Drug control is an issue which stayed mostly in the shadows during the first three years of the Clinton administration. But the obvious political subtext to Monday’s drug rhetoric was filled with ritual professions that this issue should be above politics. “Make no mistake about it, this has got to be a bipartisan, American, non-political effort,” Clinton said.
House Republicans did not exactly heed the president’s words. “He has spent the last three years dismantling America’s anti-drug war and now he says he wants to rebuild it,” said Rep. Joe Barton (Texas), chairman of the House Commerce subcommittee on oversight and investigations.
Retired Army four-star Gen. Barry McCaffrey, recently tapped by Clinton to lead the administration’s anti-drug efforts, added that it “would be irresponsible to make this a political issue.”
But the very office that McCaffrey heads, the Office of National Drug Control Policy, reflects the administration’s changing views about how to deal with the drug issue. At the start of the administration the office had its staff slashed, cuts made to help Clinton meet his campaign pledge to trim White House personnel by 25 percent.
When McCaffrey took the job, he got those staff positions back. He said Monday that the administration’s earlier approach, which returned some responsibility for drug fighting to Cabinet secretaries, “didn’t work out.”
His newly empowered office crafted the “National Drug Control Strategy” that Clinton formally unveiled Monday. The strategy puts an emphasis on law-enforcement, increasing the number of border patrols, for instance, but also on some initiatives Republicans haven’t always supported - such as government-subsidized drug treatment.
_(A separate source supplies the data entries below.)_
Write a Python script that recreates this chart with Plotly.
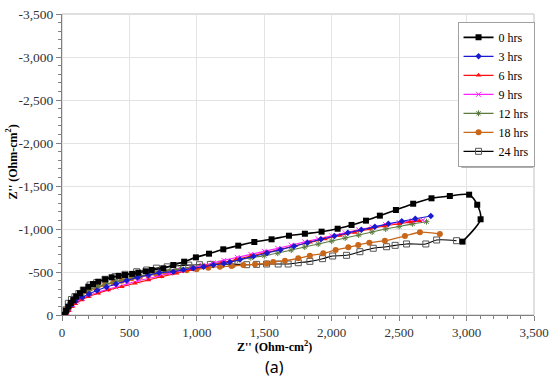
import plotly.graph_objects as go

# ---------------- data ----------------
hrs0_x = [20, 30, 47, 65, 84, 105, 133, 160, 195, 230, 269, 320, 368, 420, 467, 520, 566, 620, 665, 751, 825, 906, 993, 1090, 1196, 1307, 1426, 1554, 1683, 1801, 1925, 2044, 2147, 2254, 2357, 2476, 2604, 2740, 2876, 3019, 3079, 3104, 2970]
hrs0_y = [0, -50, -97, -140, -174, -215, -252, -290, -329, -360, -387, -415, -438, -455, -465, -478, -492, -508, -523, -543, -581, -620, -670, -713, -764, -806, -849, -880, -922, -945, -969, -1003, -1047, -1097, -1155, -1221, -1294, -1357, -1384, -1399, -1282, -1113, -853]

hrs3_x = [20, 40, 65, 100, 150, 200, 260, 330, 400, 480, 560, 640, 720, 825, 900, 973, 1050, 1122, 1200, 1245, 1320, 1420, 1520, 1620, 1720, 1820, 1920, 2020, 2120, 2220, 2320, 2420, 2520, 2620, 2735]
hrs3_y = [0, -50, -110, -160, -205, -245, -285, -325, -360, -400, -435, -465, -490, -503, -525, -543, -562, -581, -598, -615, -645, -682, -720, -760, -800, -840, -880, -918, -955, -990, -1025, -1060, -1090, -1120, -1151]

hrs6_x = [20, 30, 50, 75, 100, 146, 195, 269, 343, 443, 541, 640, 739, 850, 960, 1070, 1180, 1290, 1400, 1510, 1620, 1730, 1840, 1950, 2060, 2170, 2280, 2390, 2500, 2580, 2650]
hrs6_y = [0, -15, -50, -95, -130, -174, -213, -252, -291, -329, -369, -407, -445, -485, -525, -565, -605, -645, -685, -725, -765, -805, -845, -885, -925, -960, -1000, -1035, -1060, -1080, -1095]

hrs9_x = [20, 35, 55, 80, 110, 150, 200, 260, 330, 400, 480, 560, 640, 720, 800, 880, 960, 1040, 1120, 1200, 1300, 1400, 1500, 1600, 1700, 1800, 1900, 2000, 2100, 2200, 2300, 2400, 2500, 2600, 2676]
hrs9_y = [0, -30, -70, -120, -160, -195, -230, -262, -295, -325, -360, -395, -425, -455, -485, -515, -545, -575, -605, -635, -670, -705, -740, -775, -812, -850, -885, -920, -955, -990, -1020, -1050, -1075, -1095, -1105]

hrs12_x = [20, 35, 55, 80, 110, 150, 200, 260, 330, 400, 480, 560, 640, 720, 800, 880, 960, 1040, 1120, 1200, 1300, 1400, 1500, 1600, 1700, 1800, 1900, 2000, 2100, 2200, 2300, 2400, 2500, 2600, 2703]
hrs12_y = [0, -60, -120, -170, -215, -255, -290, -325, -360, -390, -420, -445, -470, -495, -515, -535, -555, -575, -595, -615, -640, -665, -690, -720, -755, -790, -825, -860, -895, -930, -965, -1000, -1030, -1060, -1085]

hrs18_x = [20, 35, 72, 133, 195, 257, 319, 380, 443, 517, 578, 640, 700, 770, 838, 924, 998, 1085, 1171, 1258, 1344, 1431, 1517, 1566, 1653, 1752, 1838, 1937, 2029, 2123, 2197, 2279, 2394, 2543, 2654, 2802]
hrs18_y = [0, -60, -136, -213, -271, -310, -349, -376, -399, -427, -445, -460, -475, -492, -505, -520, -531, -550, -562, -570, -581, -589, -600, -615, -631, -659, -690, -717, -756, -787, -814, -841, -864, -919, -962, -942]

hrs24_x = [20, 30, 47, 70, 96, 125, 158, 208, 257, 319, 393, 467, 554, 628, 700, 780, 860, 940, 1020, 1100, 1180, 1260, 1369, 1443, 1517, 1603, 1677, 1752, 1838, 1932, 2007, 2110, 2209, 2308, 2407, 2470, 2555, 2698, 2778, 2926]
hrs24_y = [0, -60, -136, -180, -213, -250, -291, -349, -376, -415, -445, -473, -503, -523, -545, -560, -572, -580, -585, -588, -590, -591, -585, -589, -593, -593, -593, -608, -624, -655, -686, -694, -736, -776, -794, -810, -826, -826, -872, -864]

series_names = ["0 hrs", "3 hrs", "6 hrs", "9 hrs", "12 hrs", "18 hrs", "24 hrs"]

tick_vals = [0, 500, 1000, 1500, 2000, 2500, 3000, 3500]
x_tick_text = ["0", "500", "1,000", "1,500", "2,000", "2,500", "3,000", "3,500"]
y_tick_vals = [0, -500, -1000, -1500, -2000, -2500, -3000, -3500]
y_tick_text = ["0", "-500", "-1,000", "-1,500", "-2,000", "-2,500", "-3,000", "-3,500"]

axis_title = "<b>Z'' (Ohm-cm<sup>2</sup>)</b>"
panel_label = "(a)"

# ---------------- styles ----------------
styles = [
    dict(color="#000000", symbol="square", size=6, lw=1.6, mline=None),
    dict(color="#1a1ad0", symbol="diamond", size=5, lw=1.1, mline=None),
    dict(color="#ff1010", symbol="triangle-up", size=5, lw=1.1, mline=None),
    dict(color="#ff22ff", symbol="x-thin-open", size=5, lw=1.1, mline=1),
    dict(color="#5b7a3e", symbol="asterisk-open", size=5, lw=1.1, mline=1),
    dict(color="#c8661a", symbol="circle", size=6, lw=1.3, mline=None),
    dict(color="#000000", symbol="square-open", size=6, lw=1.1, mline=1),
]
data = [(hrs0_x, hrs0_y), (hrs3_x, hrs3_y), (hrs6_x, hrs6_y), (hrs9_x, hrs9_y),
        (hrs12_x, hrs12_y), (hrs18_x, hrs18_y), (hrs24_x, hrs24_y)]

fig = go.Figure()
order = [6, 5, 4, 3, 2, 1, 0]
for i in order:
    xs, ys = data[i]
    s = styles[i]
    mcolor = s["color"]
    marker = dict(symbol=s["symbol"], size=s["size"], color=mcolor)
    if s["symbol"] == "square-open":
        marker = dict(symbol="square-open", size=6, color="#555555", line=dict(width=1, color="#555555"))
    elif s["mline"]:
        marker["line"] = dict(width=1, color=mcolor)
    fig.add_trace(go.Scatter(
        x=xs, y=ys, name=series_names[i], mode="lines+markers",
        line=dict(color=s["color"], width=s["lw"], shape="spline", smoothing=0.8),
        marker=marker, legendrank=i + 1,
    ))

serif = "Liberation Serif, Times New Roman, serif"
x_font = dict(family=serif, size=13, color="#333333")
y_font = dict(family=serif, size=13.5, color="#333333")

# full 550x382 figure; body margin removed via post_script so plot area is 62..534 x 14..315
fig.update_layout(
    width=550, height=382,
    margin=dict(l=62, r=16, t=14, b=67, autoexpand=False),
    paper_bgcolor="white", plot_bgcolor="white",
    showlegend=True,
    legend=dict(
        x=0.838, y=0.974, xanchor="left", yanchor="top",
        bgcolor="white", bordercolor="#a0a0a0", borderwidth=1,
        font=dict(family=serif, size=12, color="#000000"),
        tracegroupgap=0, itemwidth=30,
    ),
    font=x_font,
)

common = dict(
    showgrid=True, gridcolor="#e3e3e3", gridwidth=1, zeroline=False,
    showline=True, linecolor="#808080", linewidth=1, mirror=False,
    ticks="outside", ticklen=5, tickcolor="#808080",
    minor=dict(ticks="outside", dtick=100, ticklen=3, tickcolor="#808080", showgrid=False),
    automargin=False, ticklabeloverflow="allow",
)
fig.update_xaxes(range=[0, 3500], tickvals=tick_vals, ticktext=x_tick_text, tickfont=x_font, **common)
fig.update_yaxes(range=[0, -3500], tickvals=y_tick_vals, ticktext=y_tick_text, tickfont=y_font, **common)

# plot-area frame (light gray)
fig.add_shape(type="rect", xref="paper", yref="paper", x0=0, y0=0, x1=1, y1=1,
              line=dict(color="#c0c0c0", width=1), layer="below")
# legend drop shadow
fig.add_shape(type="rect", xref="paper", yref="paper", x0=0.846, x1=0.998, y0=0.488, y1=0.962,
              line=dict(width=0), fillcolor="rgba(110,110,110,0.55)", layer="above")

title_font = dict(family=serif, size=12, color="#000000")
fig.add_annotation(text=axis_title, xref="paper", yref="paper", x=0.45, y=-0.106,
                   xanchor="center", yanchor="middle", showarrow=False, font=title_font)
fig.add_annotation(text=axis_title, xref="paper", yref="paper", x=-0.106, y=0.51,
                   xanchor="center", yanchor="middle", showarrow=False, textangle=-90,
                   font=title_font)
fig.add_annotation(text=panel_label, xref="paper", yref="paper", x=0.451, y=-0.173,
                   xanchor="center", yanchor="middle", showarrow=False,
                   font=dict(family="Noto Sans, DejaVu Sans, sans-serif", size=16, color="#000000"))

fig.write_html("out.html", config={"displayModeBar": False},
               post_script="document.body.style.margin='0';document.body.style.overflow='hidden';")
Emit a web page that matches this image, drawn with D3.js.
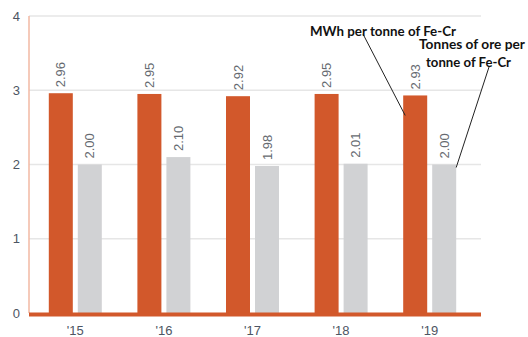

McCaffrey, a respected figure among Republicans on Capitol Hill who says Senate Majority Leader Robert J. Dole, R-Kan, counts as “one of my personal heroes,” gave Clinton cover on the treatment issue. Focusing primarily on arrests and prison time, he said, “is not the way to solve this problem.”
The administration does think tougher sentences in the answer in some areas, though.
Methamphetamine, a synthetic drug that has long been popular in West Coast motorcycle grounds, in recent years has been gaining in general popularity. The administration proposes making sentences the same for the drug as for crack cocaine - a mandatory minimum sentence of five years in prison for possession of five grams or more.
Drug use generally has been going down. Since 1985, according to federal figures, the average number of people who have used drugs in the past month has fallen by half, from 22.3 million to 12.2 million. But the trends for past-month use among people aged 12 to 17 are headed in the opposite direction - up 50 percent between 1992 and 1994.